Sign of consolidation in gloves industry


Kenanga Research said producers are taking the opportunity to shut down older plants or production lines that are no longer efficient and speed up industry consolidation.

PETALING JAYA: Amid the overcapacity environment, Kenanga Research says the glove industry is showing the first sign of transitioning into a rationalisation and consolidation phase.

The research house said indications were pointing towards an improvement in supply-demand equilibrium as players take the opportunity to shut down older plants or production lines that are no longer efficient and speed up the industry consolidation.

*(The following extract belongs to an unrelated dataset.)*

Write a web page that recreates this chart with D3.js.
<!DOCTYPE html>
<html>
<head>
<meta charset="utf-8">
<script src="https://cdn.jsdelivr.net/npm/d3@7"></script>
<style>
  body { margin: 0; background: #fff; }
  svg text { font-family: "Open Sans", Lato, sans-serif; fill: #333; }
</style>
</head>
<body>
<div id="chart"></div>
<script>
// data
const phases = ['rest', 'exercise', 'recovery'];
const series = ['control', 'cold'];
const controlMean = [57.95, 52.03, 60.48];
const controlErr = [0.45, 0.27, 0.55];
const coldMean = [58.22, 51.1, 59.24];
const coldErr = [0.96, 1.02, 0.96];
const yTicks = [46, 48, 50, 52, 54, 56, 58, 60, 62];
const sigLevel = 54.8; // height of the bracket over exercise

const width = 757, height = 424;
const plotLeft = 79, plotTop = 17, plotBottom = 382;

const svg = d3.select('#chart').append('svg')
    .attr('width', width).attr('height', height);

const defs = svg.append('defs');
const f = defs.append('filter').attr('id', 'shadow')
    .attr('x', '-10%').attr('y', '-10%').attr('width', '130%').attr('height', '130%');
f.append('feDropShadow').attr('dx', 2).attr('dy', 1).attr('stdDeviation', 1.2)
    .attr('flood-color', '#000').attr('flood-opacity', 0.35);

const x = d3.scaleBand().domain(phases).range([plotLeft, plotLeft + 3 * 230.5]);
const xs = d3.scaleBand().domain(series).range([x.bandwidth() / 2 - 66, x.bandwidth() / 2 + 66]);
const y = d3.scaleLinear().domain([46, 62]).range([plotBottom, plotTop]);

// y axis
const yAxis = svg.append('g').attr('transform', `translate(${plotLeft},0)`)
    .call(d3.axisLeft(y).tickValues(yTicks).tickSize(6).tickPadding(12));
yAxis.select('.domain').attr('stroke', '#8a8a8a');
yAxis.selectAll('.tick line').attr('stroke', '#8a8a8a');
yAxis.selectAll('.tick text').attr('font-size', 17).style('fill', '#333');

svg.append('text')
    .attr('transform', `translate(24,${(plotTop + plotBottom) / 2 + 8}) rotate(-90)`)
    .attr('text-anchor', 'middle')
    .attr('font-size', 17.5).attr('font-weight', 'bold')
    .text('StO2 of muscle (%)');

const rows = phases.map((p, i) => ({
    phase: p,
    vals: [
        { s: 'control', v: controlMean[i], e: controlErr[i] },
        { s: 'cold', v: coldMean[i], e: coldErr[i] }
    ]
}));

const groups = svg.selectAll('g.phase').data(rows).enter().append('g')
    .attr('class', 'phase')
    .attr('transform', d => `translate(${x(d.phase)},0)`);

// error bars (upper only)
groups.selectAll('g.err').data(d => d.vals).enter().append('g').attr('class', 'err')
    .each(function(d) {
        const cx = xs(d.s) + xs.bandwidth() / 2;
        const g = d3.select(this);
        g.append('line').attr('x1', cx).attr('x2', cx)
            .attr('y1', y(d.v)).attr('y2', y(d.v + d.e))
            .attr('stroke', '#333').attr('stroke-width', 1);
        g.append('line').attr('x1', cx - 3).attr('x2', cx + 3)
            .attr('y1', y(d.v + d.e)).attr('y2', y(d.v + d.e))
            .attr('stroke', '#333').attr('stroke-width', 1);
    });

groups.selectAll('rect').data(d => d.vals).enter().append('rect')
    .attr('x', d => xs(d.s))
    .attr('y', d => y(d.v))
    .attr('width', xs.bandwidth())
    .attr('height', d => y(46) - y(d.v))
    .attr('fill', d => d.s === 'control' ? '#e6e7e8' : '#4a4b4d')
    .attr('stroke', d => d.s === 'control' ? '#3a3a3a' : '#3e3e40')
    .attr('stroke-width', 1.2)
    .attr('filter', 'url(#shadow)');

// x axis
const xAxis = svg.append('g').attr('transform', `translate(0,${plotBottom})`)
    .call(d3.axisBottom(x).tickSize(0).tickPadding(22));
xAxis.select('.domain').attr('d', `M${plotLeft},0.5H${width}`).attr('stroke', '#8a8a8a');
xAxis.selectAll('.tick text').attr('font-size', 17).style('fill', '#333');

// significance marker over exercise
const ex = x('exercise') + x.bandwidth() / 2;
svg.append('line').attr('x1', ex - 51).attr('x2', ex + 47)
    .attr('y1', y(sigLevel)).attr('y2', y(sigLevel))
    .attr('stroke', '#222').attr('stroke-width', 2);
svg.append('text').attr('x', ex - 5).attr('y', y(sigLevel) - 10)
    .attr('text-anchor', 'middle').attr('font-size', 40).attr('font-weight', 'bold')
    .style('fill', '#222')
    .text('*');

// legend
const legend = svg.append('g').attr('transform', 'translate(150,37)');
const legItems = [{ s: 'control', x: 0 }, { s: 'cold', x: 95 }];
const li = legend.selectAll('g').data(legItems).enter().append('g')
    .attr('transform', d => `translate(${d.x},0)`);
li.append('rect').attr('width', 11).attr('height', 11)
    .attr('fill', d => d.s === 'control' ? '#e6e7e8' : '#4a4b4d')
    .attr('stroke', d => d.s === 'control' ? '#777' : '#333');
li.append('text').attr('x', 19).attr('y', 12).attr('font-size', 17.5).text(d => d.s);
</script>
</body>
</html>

Specifically, Hartalega Holdings Bhd is decommissioning its Bestari Jaya (BJ) production facility, and consolidating operations at its Next Generation Integrated Glove Manufacturing Complex in Sepang, Selangor, it added.

The BJ facility consists of four production plants with 40 production lines or 13 billion pieces per annum.

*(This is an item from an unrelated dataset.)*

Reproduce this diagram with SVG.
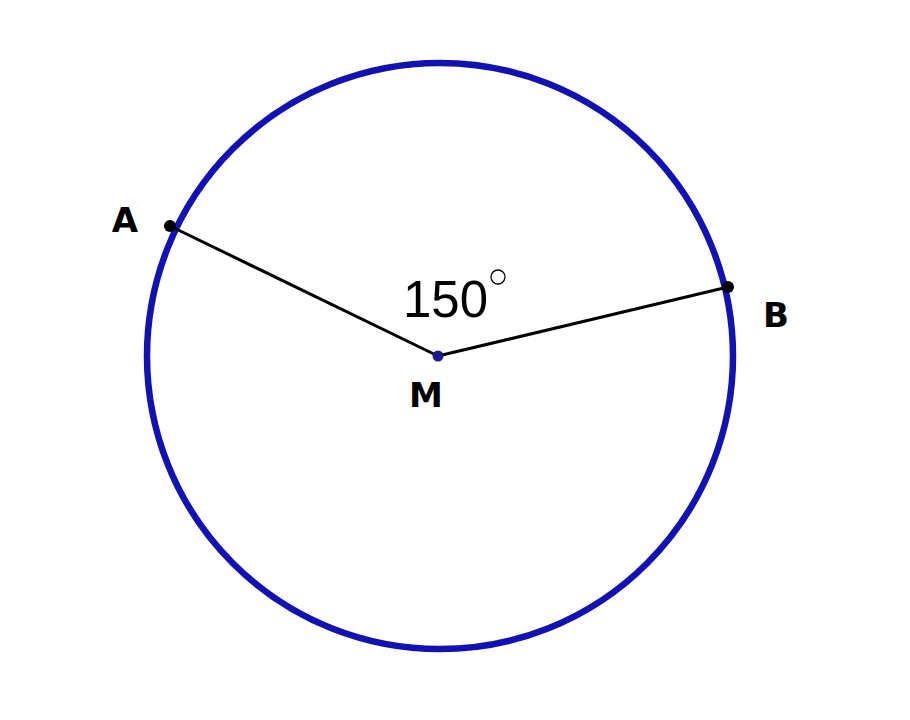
<svg xmlns="http://www.w3.org/2000/svg" width="910" height="720" viewBox="0 0 910 720">
<style>
.lbl{font-family:"DejaVu Sans",Verdana,sans-serif;font-weight:bold;font-size:34px;fill:#000;text-anchor:middle}
.seg{stroke:#000;stroke-width:3;fill:none}
</style>
<rect width="910" height="720" fill="#fff"/>
<g id="circle"><circle cx="440" cy="356" r="293" fill="none" stroke="#1212b4" stroke-width="6.5"/></g>
<g id="connectors">
<line class="seg" x1="170" y1="226" x2="438" y2="356"/>
<line class="seg" x1="438" y1="356" x2="728" y2="287"/>
</g>
<g id="A"><circle cx="170" cy="226" r="6" fill="#000"/><text class="lbl" x="125" y="232">A</text></g>
<g id="B"><circle cx="728" cy="287" r="6" fill="#000"/><text class="lbl" x="776" y="327">B</text></g>
<g id="M"><circle cx="438" cy="356" r="5.5" fill="#1a1a8c"/><text class="lbl" x="426" y="407">M</text></g>
<g id="angle">
<text x="403" y="317" font-family="Liberation Sans,Arial,sans-serif" font-size="52" textLength="85" lengthAdjust="spacingAndGlyphs" fill="#000">150</text>
<circle cx="498" cy="277" r="7" fill="none" stroke="#000" stroke-width="1.3"/>
</g>
</svg>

“The decommissioning will reduce its production capacity by 30% to 31 billion pieces per annum and is expected to be completed by end-2023,” Kenanga Research said in a note to clients yesterday.

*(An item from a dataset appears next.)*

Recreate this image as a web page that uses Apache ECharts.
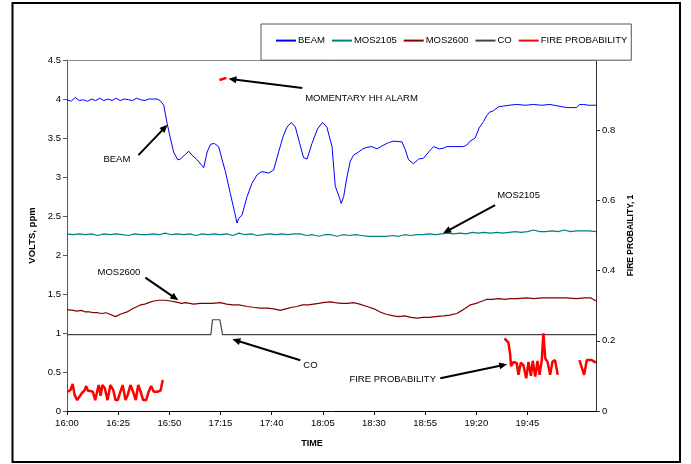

Similarly, Top Glove Corp Bhd is decommissioning two plants with estimated five billion pieces of capacity or 4% of its 100 billion installed capacity.

Supermax Corp Bhd has also decommissioned three older plants, taking out an estimated three billion pieces per annum from its total capacity, it noted.

Given the first sign of industry consolidation, Kenanga Research said it now applied a smaller discount to the sector’s average historical price-to-book value.

“We are now attaching a 20% to 45% discount compared with 50% to 60% previously to the sector’s average of 1.7 times during previous downturns from 2008 to 2011 and 2014 to 2015 due to the faster-than-expected industry rationalisation,” the research house explained.

In the recently concluded first quarter of 2023 (1Q23) results season, Kenanga Research said glove players dipped into their second consecutive quarterly losses.

Out of the four companies under its coverage, the research house noted Hartalega has beaten its forecast, Kossan and Top Glove results were disappointing, while Supermax came in within its forecast.

All players generally continue to be hit by excess capacity leading to reluctance of customers to commit sizeable orders and holding substantial stocks on expectations of further price decline, margin erosion as costs remains elevated, including energy and labour costs.

This is against the falling average selling price (ASP) of US$20 (RM92.10) per 1,000 pieces versus cost of US$21 (RM96.70) per 1,000 pieces and reduced economies of scale arising from volume that is less than optimum, particularly, due to poor cost absorption.

“The recent round of results suggested that glove players are likely to continue to face a challenging and competitive business landscape due to elevated costs, subdued average selling price and massive capacity leading to suppressed industry utilisation rate,” noted Kenanga Research.

Its channel checks found most players were still unable to raise ASP for shipments in April and May.

Players also believes selling prices have bottomed out at US$20 (RM92) per 1,000 pieces, which is Kenanga Research’s FY24 assumption and will likely attempt to raise prices in FY24.

“However, be mindful that the prospect of raising ASP is challenging due to the current massive overcapacity situation, with only a handful of customers agreeing thus far,” said the research house.

Players had received mixed responses in terms of customer inventory levels.

Some customers are still stuck with high inventories, while others are beginning to slowly restock.

Generally, there is no urgency for buyers to place sizeable orders or hold substantial stocks as supply is plentiful and readily available.

“Any attempt to raise the ASP could cause a reduction in sales volume, in our view,” said Kenanga Research.

Its 2023 forecast assumed that an ASP per 1,000 pieces of US$20 (RM92) will translate to an estimated 10% decline over 2022 and an average plant utilisation of 50% versus an estimated 60% in 2022.

Hence, Kenanga Research has reiterated an “underweight” rating with no top picks for the sector.

It, however, raised the target price for Hartalega to RM1.90 a share, Top Glove 90 sen, Kossan Rubber Industries Bhd RM1.28 and Supermax to 96 sen a share respectively.